Developing nations still want wealthier ones to shoulder more of the burden. A group of least-developed countries, which include low-lying island nations most susceptible to rising sea levels, said that rich countries must do “substantially more” to cut emissions.

They point to the Green Climate Fund, a climate aid program the U.N. created in 2011, that had an initial target of $100 billion by 2020. The fund has drawn just under its $10 billion three-year funding goal since it opened in the fall, but outside groups and developing countries are pressing for more.

While a U.N. report released Wednesday showed global climate aid ranged between $350 billion and $650 billion between 2011 and 2012, international aid groups said the $40 billion and $175 billion of that total that flowed from rich to poor countries wasn’t enough.

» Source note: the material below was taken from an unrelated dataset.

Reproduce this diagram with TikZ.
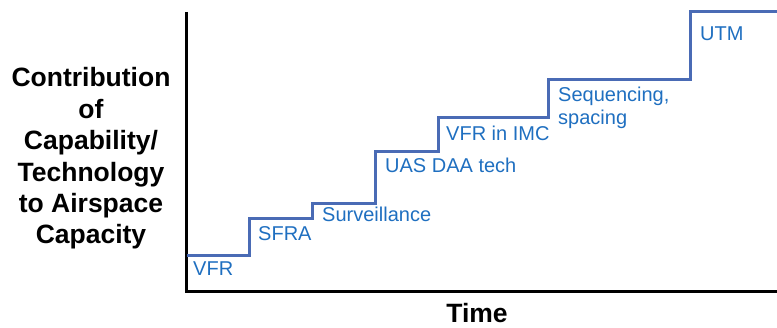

“The [U.N. Framework Convention on Climate Change] report on climate finance makes one thing abundantly clear,” said Jan Kowalzig, policy adviser for Oxfam. “Only a small proportion of climate finance is flowing from developed countries to developing countries.”

Disagreements over the legal force of a global climate accord also have pitted power players gains each other. The United States doesn’t want legally enforceable emissions targets because the Senate wouldn’t ratify it. Instead, it wants a binding framework to review and reassess targets that nations would set themselves, which the administration thinks would allow it to get around Congress.The European Union, however, wants nations to set binding emissions goals.

“I don’t even know what’s going to happen in Lima, much less Paris. But we have ideas,” Todd Stern, the State Department’s lead climate negotiator, said at a recent Washington event. “This is a negotiation that is intended to produce a legal agreement in some fashion. The exact fashion wasn’t spelled out in the mandate.”